XIV. La défaite du prolétariat révolutionnaire dans cette période décisive est due aux déficiences politiques, organisationnelles, tactiques et stratégiques du parti des travailleurs. En raison de ces déficiences, le prolétariat ne parvient pas à prendre la tête de l'insurrection de la majorité de la population, et à la faire déboucher sur la création d'un État ouvrier ; bien au contraire, il subit lui-même l'influence des autres classes sociales qui paralysent son action.

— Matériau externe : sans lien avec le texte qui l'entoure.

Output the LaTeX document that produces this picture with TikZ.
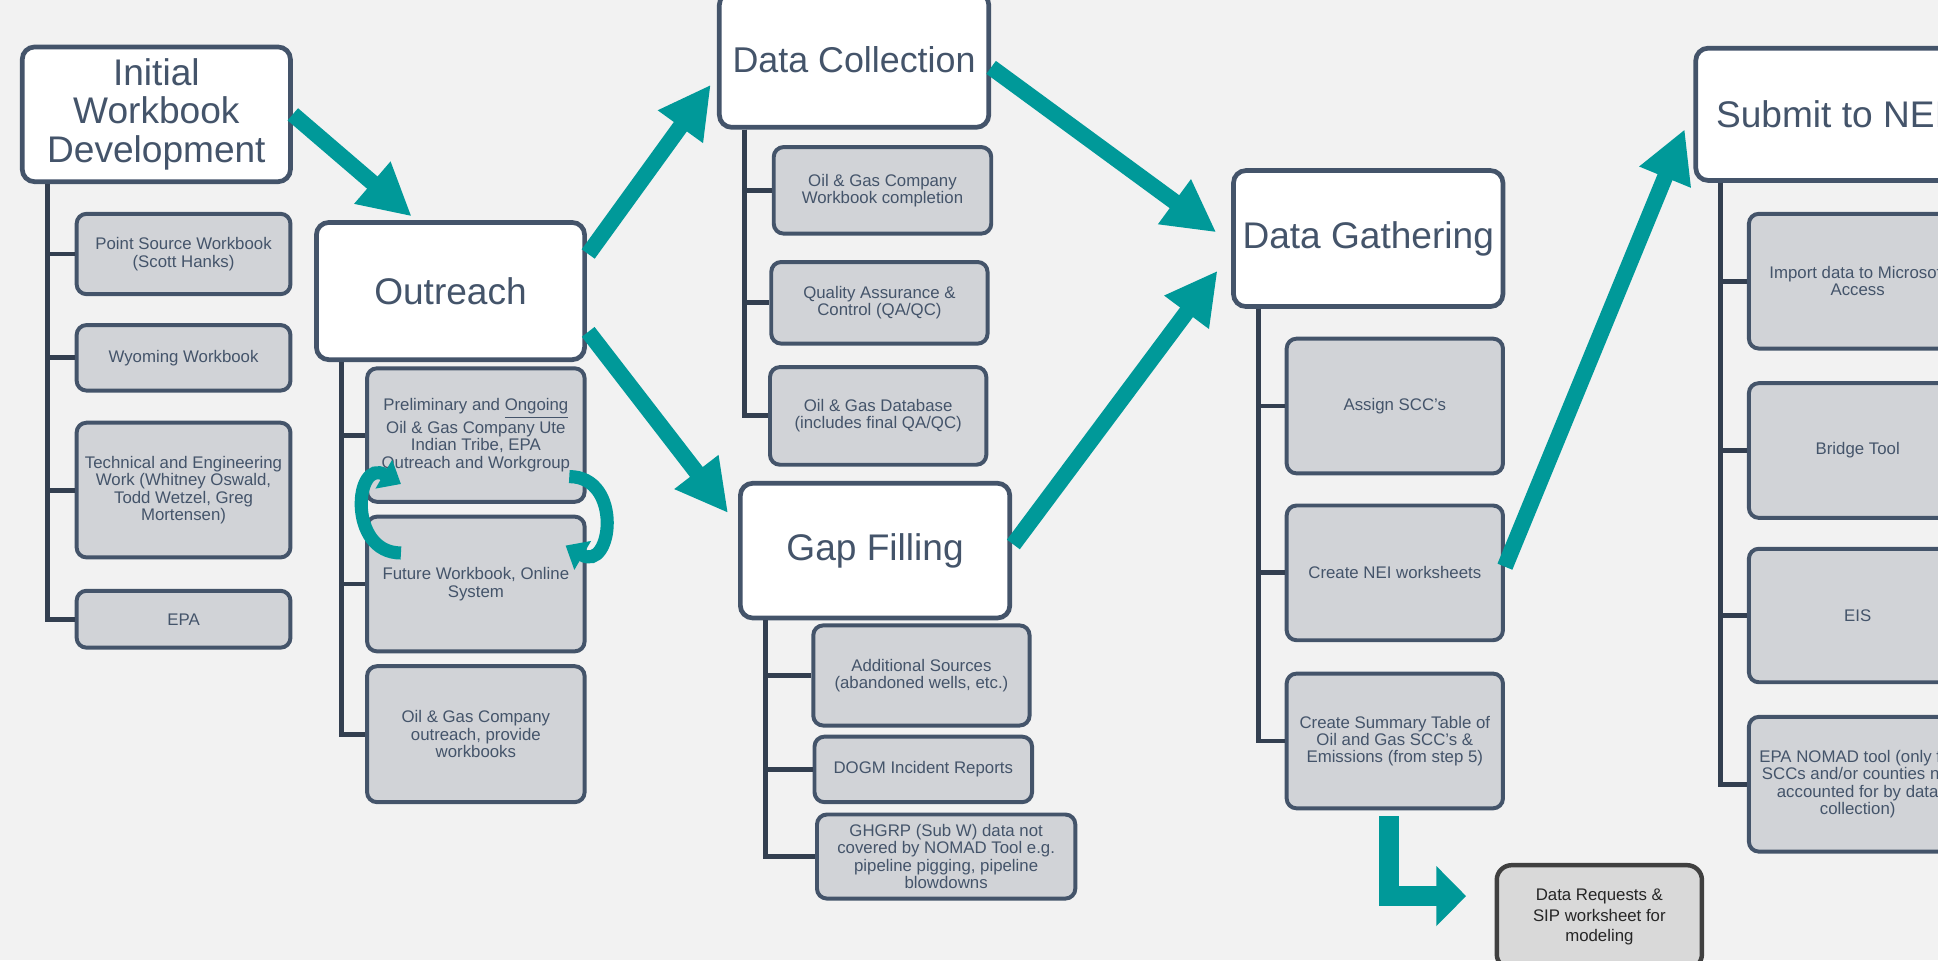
\documentclass[tikz,border=0pt]{standalone}
\usepackage{fontspec}
\setmainfont{Liberation Sans}
\usepackage{xcolor}
\usepackage{tikz}
\usetikzlibrary{shapes,arrows,positioning,calc,arrows.meta}
\definecolor{bgc}{HTML}{F2F2F2}
\definecolor{slate}{HTML}{44546A}
\definecolor{trunkc}{HTML}{333F50}
\definecolor{cellgrey}{HTML}{D1D3D7}
\definecolor{tealc}{HTML}{009999}
\definecolor{drline}{HTML}{404040}
\definecolor{drfill}{HTML}{D9D9D9}
\tikzset{
  stage/.style={draw=slate, line width=1.9pt, fill=white, rounded corners=5pt, text=slate, align=center, minimum width=109pt, minimum height=54.5pt, font=\fontsize{15}{17}\selectfont},
  task/.style={draw=slate, line width=1.6pt, fill=cellgrey, rounded corners=4pt, text=slate, align=center, minimum width=87.5pt, inner sep=1pt, font=\fontsize{6.8}{7}\selectfont},
  trunk/.style={draw=trunkc, line width=2pt},
  flow/.style={draw=tealc, line width=6.5pt, -{Triangle[length=21pt,width=21pt]}},
  swap/.style={draw=tealc, line width=5.3pt, -{Triangle[length=8pt,width=13pt]}, looseness=2},
}
\begin{document}
\begin{tikzpicture}[x=0.5pt, y=-0.5pt]
    \useasboundingbox (0,0) rectangle (1568,777);
    \fill[bgc] (0,0) rectangle (1568,777);
    \clip (0,0) rectangle (1568,777);

    \node[stage, minimum width=108.5pt, font=\fontsize{15}{15.5}\selectfont] (iwd) at (126.5,92.5) {Initial\\Workbook\\Development};
    \node[task, minimum width=86.5pt, minimum height=32.5pt] (ps) at (148.5,205.5) {Point Source Workbook\\(Scott Hanks)};
    \node[task, minimum width=86.5pt, minimum height=26.5pt] (wy) at (148.5,289.5) {Wyoming Workbook};
    \node[task, minimum width=86.5pt, minimum height=54.5pt] (te) at (148.5,396.5) {Technical and Engineering\\Work (Whitney Oswald,\\Todd Wetzel, Greg\\Mortensen)};
    \node[task, minimum width=86.5pt, minimum height=23pt] (epa) at (148.5,501) {EPA};

    \node[stage, minimum width=108.5pt, minimum height=55.5pt] (out) at (364.5,235.5) {Outreach};
    \node[task, minimum width=88pt, minimum height=54pt] (prelim) at (385,352) {Preliminary and \underline{Ongoing}\\Oil \& Gas Company Ute\\Indian Tribe, EPA\\Outreach and Workgroup};
    \node[task, minimum width=88pt, minimum height=54.5pt] (fut) at (385,472.5) {Future Workbook, Online\\System};
    \node[task, minimum width=88pt, minimum height=55pt] (ogo) at (385,594) {Oil \& Gas Company\\outreach, provide\\workbooks};

    \node[stage, font=\fontsize{14.5}{17}\selectfont] (dc) at (691,48.5) {Data Collection};
    \node[task, minimum width=88pt, minimum height=35pt] (ogw) at (714,154) {Oil \& Gas Company\\Workbook completion};
    \node[task, minimum height=33pt] (qa) at (711.5,245) {Quality Assurance \&\\Control (QA/QC)};
    \node[task, minimum height=39.5pt] (db) at (710.5,336.5) {Oil \& Gas Database\\(includes final QA/QC)};

    \node[stage] (gf) at (708,445.5) {Gap Filling};
    \node[task, minimum height=40.5pt] (add) at (745.5,546.5) {Additional Sources\\(abandoned wells, etc.)};
    \node[task, minimum width=88pt, minimum height=26.5pt] (dogm) at (747,622.5) {DOGM Incident Reports};
    \node[task, minimum width=104.5pt, minimum height=34pt] (ghg) at (765.5,693) {GHGRP (Sub W) data not\\covered by NOMAD Tool e.g.\\pipeline pigging, pipeline\\blowdowns};

    \node[stage, minimum height=55pt] (dg) at (1107,193) {Data Gathering};
    \node[task, minimum height=54.5pt] (asg) at (1128.5,328.5) {Assign SCC’s};
    \node[task, minimum height=54.5pt] (nei) at (1128.5,463.5) {Create NEI worksheets};
    \node[task, minimum height=54.5pt] (sum) at (1128.5,599.5) {Create Summary Table of\\Oil and Gas SCC’s \&\\Emissions (from step 5)};
    \node[task, draw=drline, fill=drfill, text=black!85, line width=1.8pt, rounded corners=6pt, minimum width=83pt, minimum height=42pt, font=\fontsize{6.8}{8.4}\selectfont] (dr) at (1294,742) {Data Requests \&\\SIP worksheet for\\modeling};

    \node[stage, minimum height=53.5pt] (sub) at (1481,92.5) {Submit to NEI};
    \node[task, minimum width=88pt, minimum height=54.5pt] (imp) at (1503,227.5) {Import data to Microsoft\\Access};
    \node[task, minimum width=88pt, minimum height=54.5pt] (brg) at (1503,364.5) {Bridge Tool};
    \node[task, minimum width=88pt, minimum height=54pt] (eis) at (1503,498) {EIS};
    \node[task, minimum width=88pt, minimum height=54.5pt] (nomad) at (1503,634.5) {EPA NOMAD tool (only for\\SCCs and/or counties not\\accounted for by data\\collection)};

    \foreach \p/\kids in {iwd/{ps,wy,te,epa}, out/{prelim,fut,ogo}, dc/{ogw,qa,db}, gf/{add,dogm,ghg}, dg/{asg,nei,sum}, sub/{imp,brg,eis,nomad}}
        \foreach \k in \kids
            \draw[trunk] ($(\p.south west)+(22,0)$) |- (\k.west);

    \draw[flow] (iwd.east) -- ($(out.north west)+(79,-3)$);
    \draw[flow] ($(out.east)+(1,-30)$) -- ($(dc.west)+(-5,20)$);
    \draw[flow] ($(out.east)+(1,33)$) -- ($(gf.north west)+(-8,26)$);
    \draw[flow] ($(dc.east)+(0,6)$) -- ($(dg.west)+(-12,-5)$);
    \draw[flow] ($(gf.east)+(1,-5)$) -- ($(dg.west)+(-11,26)$);
    \draw[flow] ($(nei.east)+(0,-5)$) -- ($(sub.west)+(-7,12)$);
    \draw[draw=tealc, line width=8pt, line join=miter, -{Triangle[length=12pt,width=23.5pt]}] ($(sum.south)+(-4.5,5)$) |- ($(dr.west)+(-23,-17)$);

    \draw[swap] ($(fut.north west)+(29,31)$) to[out=180,in=150] ($(prelim.south west)+(29,-16)$);
    \draw[swap] ($(prelim.south east)+(-14,-22)$) to[out=0,in=-30] ($(fut.north east)+(-17,25)$);
\end{tikzpicture}
\end{document}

La victoire du fascisme en 1926 doit donc être considérée non comme une victoire remportée sur la révolution mais comme la conséquence de la défaite subie par les forces révolutionnaires en raison de leurs faiblesses intrinsèques.

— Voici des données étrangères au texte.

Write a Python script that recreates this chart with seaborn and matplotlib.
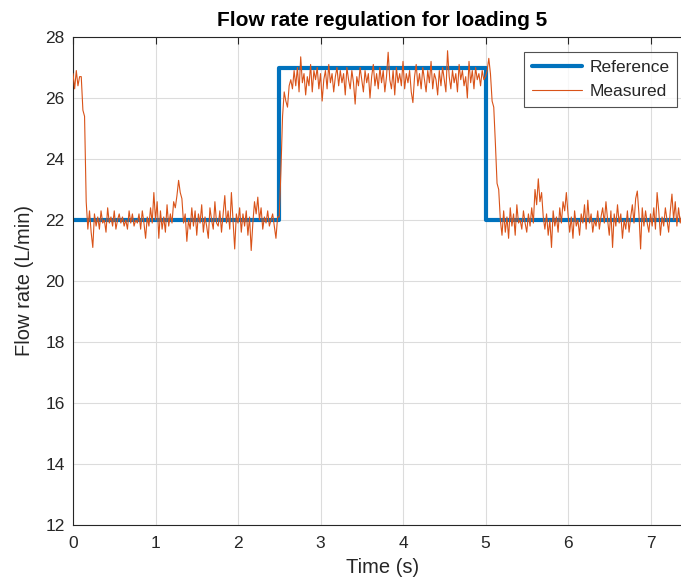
import numpy as np
import pandas as pd
import matplotlib
matplotlib.use("Agg")
import matplotlib.pyplot as plt
import seaborn as sns

# ---- data ----
dt = 0.02  # sample period (s)
measured = [
    26.8, 26.3, 26.9, 26.4, 26.7, 26.7, 25.6, 25.4, 22.6, 21.7,
    22.3, 21.6, 21.1, 22.2, 21.8, 22.1, 21.7, 22.3, 21.9, 22.0,
    21.6, 22.4, 21.9, 22.1, 21.8, 22.3, 21.7, 22.0, 22.2, 21.9,
    22.1, 21.8, 22.0, 21.7, 22.3, 21.9, 22.2, 21.8, 22.0, 21.9,
    22.2, 21.7, 22.3, 21.9, 21.4, 22.1, 21.8, 22.4, 21.9, 22.9,
    22.0, 22.6, 21.4, 22.3, 21.7, 22.1, 21.6, 22.5, 21.8, 22.2,
    21.9, 22.6, 22.4, 22.8, 23.3, 22.9, 22.7, 21.9, 22.2, 21.3,
    22.0, 21.7, 22.4, 21.8, 22.3, 21.5, 22.2, 21.9, 22.5, 21.6,
    22.1, 21.8, 21.4, 22.4, 22.0, 21.7, 22.6, 21.9, 21.8, 22.3,
    21.6, 22.2, 22.8, 21.9, 22.3, 21.7, 22.9, 22.0, 21.05, 22.2,
    21.9, 22.4, 21.6, 22.2, 21.8, 22.3, 21.5, 22.1, 21.0, 21.9,
    22.6, 22.2, 22.75, 22.0, 22.4, 21.7, 22.1, 21.9, 22.3, 21.8,
    22.0, 22.2, 21.8, 21.4, 22.1,
    22.1, 23.6, 25.4, 26.2, 25.9, 25.7, 26.4,
    26.6, 26.3, 26.9, 26.4, 27.0, 26.2, 27.35, 26.5, 26.8, 26.1,
    26.7, 26.4, 27.1, 26.2, 26.9, 26.6, 27.0, 26.3, 26.8, 25.9,
    26.6, 26.9, 26.3, 27.1, 26.5, 26.8, 26.2, 26.7, 27.0, 26.4,
    26.9, 26.5, 26.8, 26.1, 27.0, 26.6, 26.3, 26.9, 26.5, 25.8,
    26.7, 26.4, 27.0, 26.6, 26.2, 26.9, 26.5, 26.8, 26.0, 26.7,
    27.1, 26.4, 26.8, 26.3, 27.0, 26.5, 26.9, 26.2, 26.7, 27.5,
    26.6, 26.3, 26.9, 26.1, 27.0, 26.5, 26.8, 26.4, 27.2, 26.3,
    26.8, 26.5, 26.9, 26.2, 25.85, 26.7, 27.1, 26.4, 26.8, 26.3,
    27.0, 26.6, 26.2, 26.9, 26.5, 27.2, 26.3, 26.8, 26.6, 26.1,
    26.9, 26.4, 27.0, 26.6, 26.2, 27.55, 26.7, 26.3, 26.9, 26.5,
    26.8, 26.2, 27.1, 26.6, 26.9, 26.4, 26.7, 26.0, 27.2, 26.5,
    26.9, 26.3, 27.0, 26.6, 26.8, 26.4, 26.9, 26.6,
    26.7, 26.9, 27.3, 26.8, 25.9, 25.7, 24.5, 23.2, 23.0, 22.0, 21.5,
    22.3, 21.6, 22.1, 21.4, 22.4, 21.8, 22.2, 21.5, 22.5, 21.9,
    22.0, 21.7, 22.3, 21.9, 21.6, 22.2, 21.8, 22.4, 21.9, 23.0,
    22.5, 23.35, 22.6, 22.9, 22.1, 21.7, 22.2, 21.5, 22.0, 21.1,
    22.3, 21.8, 22.1, 21.6, 22.4, 21.9, 22.6, 22.3, 22.9, 22.2,
    21.6, 22.1, 21.4, 22.3, 21.8, 22.0, 21.5, 22.2, 21.9, 22.5,
    21.7, 22.65, 21.9, 22.2, 21.6, 22.0, 21.8, 22.3, 21.7, 22.1,
    22.4, 21.9, 22.6, 22.0, 21.5, 22.3, 21.1, 22.2, 21.8, 22.5,
    21.9, 22.2, 21.4, 22.0, 21.7, 22.3, 21.6, 22.1, 22.5, 21.9,
    22.7, 22.95, 22.2, 21.05, 22.4, 21.8, 22.3, 21.9, 21.6, 22.2,
    21.8, 22.4, 21.7, 22.9, 22.3, 21.5, 22.1, 21.8, 22.4, 22.0,
    21.6, 22.3, 22.85, 22.0, 22.6, 21.8, 22.4, 21.9, 22.2, 21.7,
]
ref_times = [0.0, 2.5, 5.0, 7.5]
ref_values = [22.0, 27.0, 22.0, 22.0]

x_ticks = [0, 1, 2, 3, 4, 5, 6, 7]
y_ticks = [12, 14, 16, 18, 20, 22, 24, 26, 28]

t = np.arange(len(measured)) * dt
df_meas = pd.DataFrame({"t": t, "v": measured})
df_ref = pd.DataFrame({"t": ref_times, "v": ref_values})

# ---- style ----
sns.set_style("white")
plt.rcParams["font.family"] = ["Liberation Sans", "DejaVu Sans"]

BLUE = "#0072BD"
ORANGE = "#D95319"
AX_COL = "#262626"

fig = plt.figure(figsize=(6.81, 5.83), dpi=100)
ax = fig.add_axes([73 / 681, 1 - 525 / 583, 618.75 / 681, 488 / 583])

sns.lineplot(data=df_ref, x="t", y="v", ax=ax, color=BLUE, linewidth=3.0,
             drawstyle="steps-post", label="Reference", zorder=2)
sns.lineplot(data=df_meas, x="t", y="v", ax=ax, color=ORANGE, linewidth=0.8,
             label="Measured", zorder=3)

ax.set_xlim(0, 7.5)
ax.set_ylim(12, 28)
ax.set_xticks(x_ticks)
ax.set_yticks(y_ticks)
ax.grid(True, color="#dcdcdc", linewidth=0.8)
ax.set_axisbelow(True)

for side in ["left", "bottom", "top", "right"]:
    ax.spines[side].set_color(AX_COL)
    ax.spines[side].set_linewidth(0.8)

ax.tick_params(direction="in", length=5, width=0.8, colors=AX_COL,
               labelsize=12.5, top=True, right=True)
ax.tick_params(axis="x", pad=8)
ax.tick_params(axis="y", pad=6)
for lab in ax.get_xticklabels() + ax.get_yticklabels():
    lab.set_color(AX_COL)

ax.set_xlabel("Time (s)", fontsize=14.5, color=AX_COL, labelpad=5)
ax.set_ylabel("Flow rate (L/min)", fontsize=14.5, color=AX_COL, labelpad=8)
ax.set_title("Flow rate regulation for loading 5", fontsize=15,
             fontweight="bold", color="black", pad=8)

leg = ax.legend(loc="upper left", bbox_to_anchor=(0.729, 0.969),
                borderaxespad=0, fontsize=12.5, frameon=True, fancybox=False,
                edgecolor=AX_COL, handlelength=2.9, handletextpad=0.4,
                borderpad=0.45, labelspacing=0.5)
leg.get_frame().set_linewidth(0.8)

fig.savefig("out.png", dpi=100)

XV. Le fascisme, en tant que mouvement de réaction armée ayant pour but la désagrégation et la désorganisation de la classe laborieuse pour la neutraliser, s'inscrit dans la politique traditionnelle des classes dirigeantes italiennes et dans la lutte du capitalisme contre la classe ouvrière.

Il est favorisé donc, dans ses origines, dans son organisation et dans son développement, par l'appui de tous les vieux groupes diri­geants sans distinction ; et, plus particulièrement, par celui des propriétaires fonciers qui se sentent plus fortement menacés par la pression des masses rurales. Mais, socialement, le fascisme trouve sa base dans la petite bourgeoisie urbaine et dans une nouvelle bourgeoisie agricole, apparue avec la transformation de la propriété foncière dans certaines régions (phénomène de capitalisme agraire en Émilie; formation d'une couche intermédiaire d'origine rurale ; « prêts fonciers » ; nouvelle répartition des terres).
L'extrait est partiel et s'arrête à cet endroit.